By the time our kid finished her junior year of high school, she'd already visited these colleges (up to a couple years ago) and had them on her short list. We were a bit concerned that she had no idea what she was getting into. We figured it was also a great way to get her motivated to fill out the applications. It also avoided the summer-vacation syndrome of spending seven weeks hanging out with a new driver's license looking for ways to get in trouble with friends...
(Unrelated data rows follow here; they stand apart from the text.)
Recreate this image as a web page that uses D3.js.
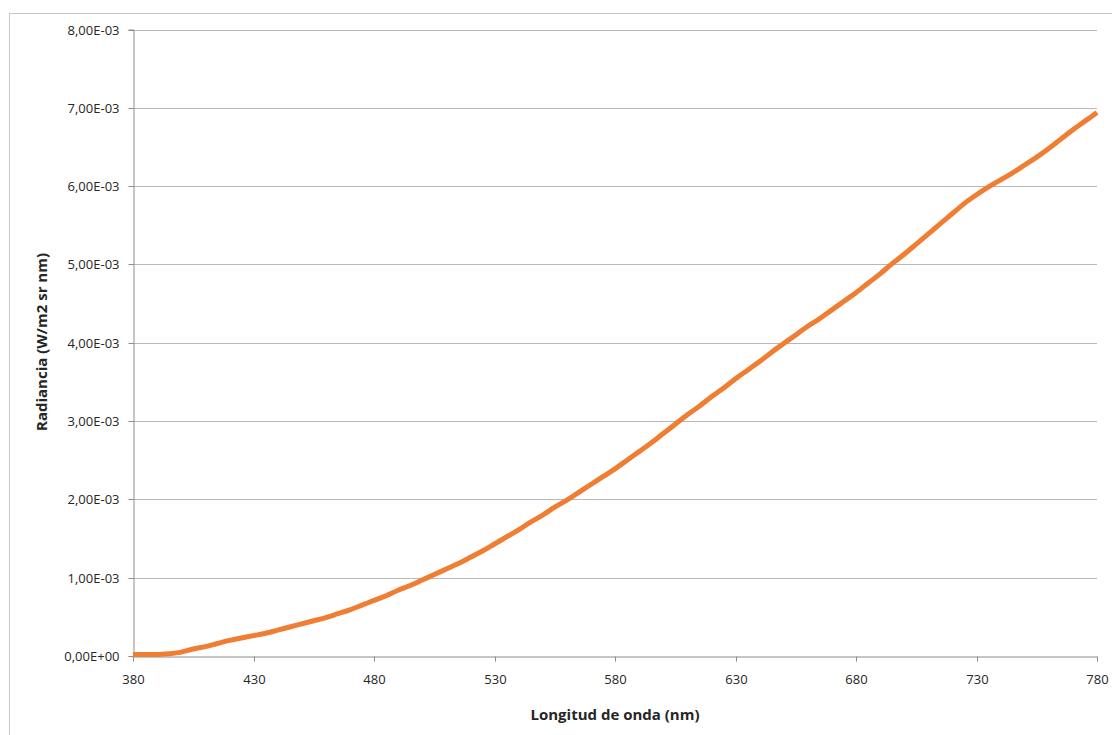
<!DOCTYPE html>
<html>
<head>
<meta charset="utf-8">
<script src="https://cdn.jsdelivr.net/npm/d3@7"></script>
<style>
  html, body { margin: 0; padding: 0; background: #fff; }
  svg { display: block; }
  text { font-family: "Open Sans", "Noto Sans", sans-serif; fill: #262626; }
</style>
</head>
<body>
<svg id="chart" width="1112" height="735"></svg>
<script>
const wavelengths = [380,385,390,395,400,405,410,415,420,425,430,435,440,445,450,455,460,465,470,475,480,485,490,495,500,505,510,515,520,525,530,535,540,545,550,555,560,565,570,575,580,585,590,595,600,605,610,615,620,625,630,635,640,645,650,655,660,665,670,675,680,685,690,695,700,705,710,715,720,725,730,735,740,745,750,755,760,765,770,775,780];
const radiance = [0.02,0.02,0.02,0.03,0.05,0.09,0.12,0.16,0.20,0.23,0.26,0.29,0.33,0.37,0.41,0.45,0.49,0.54,0.59,0.65,0.71,0.77,0.84,0.90,0.97,1.04,1.11,1.18,1.26,1.34,1.43,1.52,1.61,1.71,1.80,1.90,1.99,2.09,2.19,2.29,2.39,2.50,2.61,2.72,2.84,2.96,3.08,3.19,3.31,3.42,3.54,3.65,3.76,3.88,3.99,4.10,4.21,4.31,4.42,4.53,4.64,4.76,4.88,5.01,5.13,5.26,5.39,5.52,5.65,5.78,5.89,5.99,6.08,6.17,6.27,6.37,6.48,6.60,6.72,6.83,6.94].map(v => v * 1e-3);
const xTicks = [380,430,480,530,580,630,680,730,780];
const yTicks = [0,1e-3,2e-3,3e-3,4e-3,5e-3,6e-3,7e-3,8e-3];
const yTickLabels = ["0,00E+00","1,00E-03","2,00E-03","3,00E-03","4,00E-03","5,00E-03","6,00E-03","7,00E-03","8,00E-03"];
const xTitle = "Longitud de onda (nm)";
const yTitle = "Radiancia (W/m2 sr nm)";

const svg = d3.select("#chart");
const mLeft = 133, mRight = 1097, mTop = 29.5, mBottom = 656;

// outer chart border
svg.append("rect").attr("x", 9.5).attr("y", 13.5).attr("width", 1200).attr("height", 800)
  .attr("fill", "none").attr("stroke", "#c8c8c8").attr("stroke-width", 1);

const x = d3.scaleLinear().domain([380, 780]).range([mLeft, mRight]);
const y = d3.scaleLinear().domain([0, 8e-3]).range([mBottom, mTop]);

// gridlines
svg.append("g").selectAll("line").data(yTicks.slice(1)).join("line")
  .attr("x1", mLeft).attr("x2", mRight)
  .attr("y1", d => Math.round(y(d)) + 0.5).attr("y2", d => Math.round(y(d)) + 0.5)
  .attr("stroke", "#b8b8b8").attr("stroke-width", 1);

// y axis
const yAxis = d3.axisLeft(y).tickValues(yTicks).tickSize(5).tickPadding(9)
  .tickFormat((d, i) => yTickLabels[i]);
const gy = svg.append("g").attr("transform", `translate(${mLeft + 0.5},0)`).call(yAxis);
gy.selectAll(".tick").attr("transform", d => `translate(0,${Math.round(y(d)) + 0.5})`);
gy.select(".domain").attr("stroke", "#8c8c8c");
gy.selectAll(".tick line").attr("stroke", "#8c8c8c");
gy.selectAll(".tick text").style("font-size", "13px").attr("fill", "#262626")
  .style("font-family", "'Open Sans', sans-serif");

// x axis
const xAxis = d3.axisBottom(x).tickValues(xTicks).tickSize(5).tickPadding(13)
  .tickFormat(d3.format("d"));
const gx = svg.append("g").attr("transform", `translate(0,${mBottom + 0.5})`).call(xAxis);
gx.selectAll(".tick").attr("transform", d => `translate(${Math.round(x(d)) + 0.5},0)`);
gx.select(".domain").attr("stroke", "#8c8c8c");
gx.selectAll(".tick line").attr("stroke", "#8c8c8c");
gx.selectAll(".tick text").style("font-size", "13px").attr("fill", "#262626")
  .style("font-family", "'Open Sans', sans-serif");

// line
const data = wavelengths.map((w, i) => [w, radiance[i]]);
svg.append("path").datum(data)
  .attr("fill", "none").attr("stroke", "#EF7D32").attr("stroke-width", 5)
  .attr("stroke-linejoin", "round").attr("stroke-linecap", "butt")
  .attr("d", d3.line().x(d => x(d[0])).y(d => y(d[1])).curve(d3.curveMonotoneX));

// axis titles
svg.append("text").attr("x", 615).attr("y", 720).attr("text-anchor", "middle")
  .style("font-size", "15px").style("font-weight", "bold").text(xTitle);
svg.append("text").attr("transform", `translate(47,342) rotate(-90)`).attr("text-anchor", "middle")
  .style("font-size", "15px").style("font-weight", "bold").text(yTitle);
</script>
</body>
</html>
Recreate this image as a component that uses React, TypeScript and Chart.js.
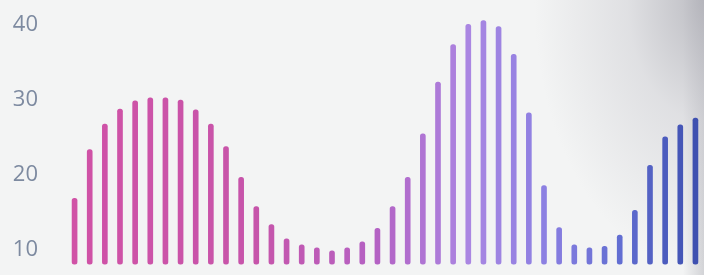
import React, { useEffect, useRef } from "react";
import { Chart, registerables } from "chart.js";

Chart.register(...registerables);

const categories: string[] = Array.from({ length: 42 }, (_, i) => String(i + 1));
const values: number[] = [
  16.9, 23.4, 26.8, 28.8, 29.9, 30.3, 30.3, 30.0, 28.7, 26.8, 23.8, 19.7,
  15.8, 13.4, 11.5, 10.7, 10.3, 9.9, 10.3, 11.1, 12.9, 15.8, 19.7, 25.5,
  32.4, 37.4, 40.1, 40.6, 39.8, 36.1, 28.3, 18.6, 13.0, 10.7, 10.3, 10.5,
  12.0, 15.3, 21.3, 25.1, 26.7, 27.6,
];
const tickValues: number[] = [10, 20, 30, 40];
const barBase = 8.1;

// colour stops: [index, r, g, b]
const colorStops: number[][] = [
  [0, 208, 82, 166],
  [12, 198, 84, 170],
  [20, 180, 98, 196],
  [26, 170, 134, 226],
  [31, 140, 128, 226],
  [36, 98, 110, 210],
  [41, 62, 80, 176],
];

function colorAt(i: number): string {
  for (let k = 0; k < colorStops.length - 1; k++) {
    const a = colorStops[k];
    const b = colorStops[k + 1];
    if (i >= a[0] && i <= b[0]) {
      const t = (i - a[0]) / (b[0] - a[0]);
      const r = Math.round(a[1] + (b[1] - a[1]) * t);
      const g = Math.round(a[2] + (b[2] - a[2]) * t);
      const bl = Math.round(a[3] + (b[3] - a[3]) * t);
      return `rgb(${r},${g},${bl})`;
    }
  }
  const l = colorStops[colorStops.length - 1];
  return `rgb(${l[1]},${l[2]},${l[3]})`;
}

export default function App() {
  const ref = useRef<HTMLCanvasElement | null>(null);

  useEffect(() => {
    document.body.style.margin = "0";
    if (!ref.current) return;
    const chart = new Chart(ref.current, {
      type: "bar",
      data: {
        labels: categories,
        datasets: [
          {
            data: values,
            base: barBase,
            backgroundColor: values.map((_, i) => colorAt(i)),
            barThickness: 5,
            borderRadius: 3,
            borderSkipped: false,
          } as any,
        ],
      },
      options: {
        animation: false,
        responsive: false,
        maintainAspectRatio: false,
        layout: { padding: { left: 0, right: 1, top: 0, bottom: 0 } },
        plugins: { legend: { display: false }, tooltip: { enabled: false } },
        scales: {
          x: { display: false, offset: true },
          y: {
            min: 6.67,
            max: 43.33,
            grid: { display: false },
            border: { display: false },
            afterFit: (axis: any) => {
              axis.width = 67;
              axis.paddingTop = 0;
              axis.paddingBottom = 0;
            },
            afterBuildTicks: (axis: any) => {
              axis.ticks = tickValues.map((v) => ({ value: v }));
            },
            ticks: {
              padding: 21,
              color: "#7d8aa0",
              font: { family: "Open Sans", size: 22 },
            },
          },
        },
      },
    });
    return () => chart.destroy();
  }, []);

  return (
    <div
      style={{
        position: "absolute",
        left: 0,
        top: 0,
        width: 704,
        height: 275,
        background:
          "radial-gradient(ellipse 170px 270px at 100% 0%, rgba(170,170,178,0.75) 0%, rgba(200,200,206,0.45) 45%, rgba(243,244,244,0) 100%), linear-gradient(to right, rgba(0,0,0,0) 0%, rgba(0,0,0,0) 97%, rgba(150,150,160,0.35) 100%), #f3f4f4",
      }}
    >
      <canvas ref={ref} width={704} height={275} style={{ display: "block" }} />
    </div>
  );
}
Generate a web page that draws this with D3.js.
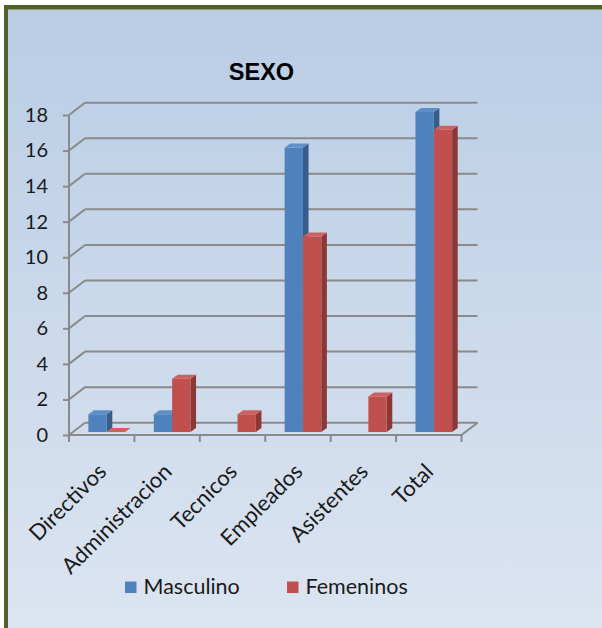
<!DOCTYPE html>
<html>
<head>
<meta charset="utf-8">
<script src="https://cdn.jsdelivr.net/npm/d3@7"></script>
<style>
  html, body { margin: 0; padding: 0; background: #ffffff; }
  svg { display: block; }
</style>
</head>
<body>
<svg id="chart" width="602" height="628"></svg>
<script>
// Personal por área y sexo
const categories = ["Directivos", "Administracion", "Tecnicos", "Empleados", "Asistentes", "Total"];
const seriesNames = ["Masculino", "Femeninos"];
const masculino = [1, 1, null, 16, null, 18];
const femeninos = [0, 3, 1, 11, 2, 17];
const yTicks = [0, 2, 4, 6, 8, 10, 12, 14, 16, 18];
const titleText = "SEXO";

const seriesValues = [masculino, femeninos];
const colors = [
  { front: "#4f81bd", side: "#385d8a", top: "#5f8fc9" },
  { front: "#c0504d", side: "#8c3836", top: "#cc625f" }
];

const svg = d3.select("#chart");
const defs = svg.append("defs");

// Chart area background
const bg = defs.append("linearGradient").attr("id", "bgGrad")
  .attr("x1", 0).attr("y1", 0).attr("x2", 0).attr("y2", 1);
bg.append("stop").attr("offset", "0%").attr("stop-color", "#b9cde5");
bg.append("stop").attr("offset", "100%").attr("stop-color", "#dee6f2");

svg.append("rect").attr("x", 6).attr("y", 7).attr("width", 640).attr("height", 660)
  .attr("fill", "url(#bgGrad)").attr("stroke", "#4f6228").attr("stroke-width", 4);
svg.append("line").attr("x1", 8).attr("x2", 602).attr("y1", 9.5).attr("y2", 9.5)
  .attr("stroke", "#8e9a78").attr("stroke-width", 1);

// Plot geometry
const left = 69, right = 461.5, bottom = 435, topY = 115;
const depth = { dx: 16, dy: -12.3 };      // floor / wall depth
const barOff = { dx: 5, dy: -3 };          // bar front face offset into the depth
const barDepth = { dx: 5.6, dy: -4 };      // bar thickness

const y = d3.scaleLinear().domain([0, 18]).range([bottom, topY]);
const x = d3.scaleBand().domain(categories).range([left, right])
  .paddingInner(0.44).paddingOuter(0.22);
const xs = d3.scaleBand().domain(seriesNames).range([0, x.bandwidth()]);

const gridColor = "#8a8a8a";
const labelFont = "Lato, 'Open Sans', sans-serif";
const grid = svg.append("g");

// back wall gridlines and side-wall diagonals
yTicks.forEach(v => {
  const yy = y(v);
  grid.append("line")
    .attr("x1", left + depth.dx).attr("x2", right + depth.dx)
    .attr("y1", yy + depth.dy).attr("y2", yy + depth.dy)
    .attr("stroke", gridColor).attr("stroke-width", 2);
  grid.append("line")
    .attr("x1", left).attr("y1", yy)
    .attr("x2", left + depth.dx).attr("y2", yy + depth.dy)
    .attr("stroke", gridColor).attr("stroke-width", 2);
});

// floor right edge
grid.append("line")
  .attr("x1", right).attr("y1", bottom)
  .attr("x2", right + depth.dx).attr("y2", bottom + depth.dy)
  .attr("stroke", gridColor).attr("stroke-width", 2);

// value axis
const yAxis = d3.axisLeft(y).tickValues(yTicks).tickSize(6).tickPadding(15);
const yAxisG = svg.append("g").attr("transform", `translate(${left},0)`).call(yAxis);
yAxisG.select(".domain").attr("stroke", gridColor).attr("stroke-width", 2)
  .attr("d", `M0,${topY}V${bottom}`);
yAxisG.selectAll(".tick line").attr("stroke", gridColor).attr("stroke-width", 2);
yAxisG.selectAll(".tick text")
  .attr("fill", "#1a1a1a").style("font-family", labelFont)
  .style("font-size", "20px");

// category axis
const xAxisG = svg.append("g");
xAxisG.append("line").attr("x1", left - 1).attr("x2", right + 1)
  .attr("y1", bottom).attr("y2", bottom)
  .attr("stroke", gridColor).attr("stroke-width", 2);
d3.range(categories.length + 1).forEach(i => {
  const xx = left + i * x.step();
  xAxisG.append("line").attr("x1", xx).attr("x2", xx)
    .attr("y1", bottom).attr("y2", bottom + 7)
    .attr("stroke", gridColor).attr("stroke-width", 2);
});
xAxisG.selectAll("text.cat").data(categories).join("text")
  .attr("class", "cat")
  .attr("transform", d => `translate(${x(d) + x.bandwidth() / 2 + 6},${bottom + 38}) rotate(-45)`)
  .attr("text-anchor", "end")
  .attr("fill", "#1a1a1a")
  .style("font-family", labelFont)
  .style("font-size", "22px")
  .text(d => d);

// 3D columns
const bars = svg.append("g");
categories.forEach((cat, i) => {
  seriesNames.forEach((s, j) => {
    const v = seriesValues[j][i];
    if (v === null || v === undefined) return;
    const x0 = x(cat) + xs(s) + barOff.dx;
    const x1 = x0 + xs.bandwidth();
    const yb = y(0) + barOff.dy;
    const yt = y(v) + barOff.dy;
    const c = colors[j];
    const g = bars.append("g");
    // side face
    g.append("path")
      .attr("d", `M${x1},${yt}L${x1 + barDepth.dx},${yt + barDepth.dy}L${x1 + barDepth.dx},${yb + barDepth.dy}L${x1},${yb}Z`)
      .attr("fill", c.side);
    // front face
    g.append("rect").attr("x", x0).attr("y", yt)
      .attr("width", x1 - x0).attr("height", Math.max(0, yb - yt))
      .attr("fill", c.front);
    // top face
    g.append("path")
      .attr("d", `M${x0},${yt}L${x0 + barDepth.dx},${yt + barDepth.dy}L${x1 + barDepth.dx},${yt + barDepth.dy}L${x1},${yt}Z`)
      .attr("fill", c.top);
  });
});

// title
svg.append("text").attr("x", 261.5).attr("y", 80).attr("text-anchor", "middle")
  .style("font-family", "'Liberation Sans', Arial, sans-serif")
  .style("font-weight", "bold").style("font-size", "23.5px")
  .attr("fill", "#000").text(titleText);

// legend
const legendItems = [
  { name: seriesNames[0], color: colors[0].front, x: 125 },
  { name: seriesNames[1], color: colors[1].front, x: 287 }
];
const lg = svg.append("g");
legendItems.forEach(it => {
  lg.append("rect").attr("x", it.x).attr("y", 581.5).attr("width", 11.5).attr("height", 11.5)
    .attr("fill", it.color);
  lg.append("text").attr("x", it.x + 18.5).attr("y", 594)
    .attr("fill", "#1a1a1a")
    .style("font-family", labelFont)
    .style("font-size", "21.5px")
    .text(it.name);
});
</script>
</body>
</html>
Some programs are not cheap-- Notre Dame thinks they're worth $1750. However that's less than the hotel/food costs of Waikiki or Disneyland, and it's insigificant alongside the cost of tuition/room/board... especially if the kid finds out that they hate college. We know three families whose kids didn't take the time to get to know they colleges they eventually attended, and now they're back home learning about college by working shifts at Taco Bell.

In the week between USNA and Notre Dame we had a short family vacation, so she lived out of her suitcase for five weeks. She also managed to finish her NROTC application (it's all online) and she actually completed interviews with both Notre Dame's NROTC office and USNA's staff. (USNA practically completed her application during that week.) It was a lot easier to do those things on her time with the school's officers instead of getting it done in Hawaii during the school year.

There were some aspects of the programs that I didn't appreciate until she was headed back home:
- Your kid may learn how to travel on a plane and navigate an airport by herself. This seems slightly safer than sending a new driver out on I-70 for a 500-mile road trip.
- Your kid learns about living out of a suitcase in a college dorm. This can be an eye-opening, even traumatic, experience for trophy kids.
- Your kid has a long time to think about whether they want to go to college at all, let alone join NROTC or a service academy.
- Unlike high school, your kid meets other kids who actually want to go to school.
- Your kid may have visited the college before, but the summer program will let them reaffirm their commitment... or get a cold bucketful of reality right in the face. One of USNA's key indicators to candidates surviving plebe summer is whether or not they attended Summer Seminar.
- Your kid may have impressed the college's Admissions staff on paper (or not), but the kid's attendance at the summer program gives the staff a good hard get-acquainted look at how your kid will do (or not). The summer program tracks attendance, the quality of the kid's work, and how well they got along (or not) with the counselors. The kids should think of the program as a multi-week admissions interview.
- We thought our kid would have to play up the "surfer grrrl from Ha-why-uh" stereotype, but the summer programs taught us that colleges are much more interested in another demographic: women engineers.
- Your kid returns home with a newfound appreciation for the importance of chores, cooking meals, neat living spaces, and clean laundry. Maybe even parents.
- Summer programs make great topics for college application essays.

And in the "other" category:
- Your kid can learn Texas Hold 'Em and Beer Pong advanced concepts in probability, statistics, and kinetics.
- Your kid can conduct advanced experiments in prolonged sleep deprivation without driving her parents nuts.
- Your kid can date whoever she wants without concern that word will get back to "Helicopter Mom" & ".12-gauge Dad"...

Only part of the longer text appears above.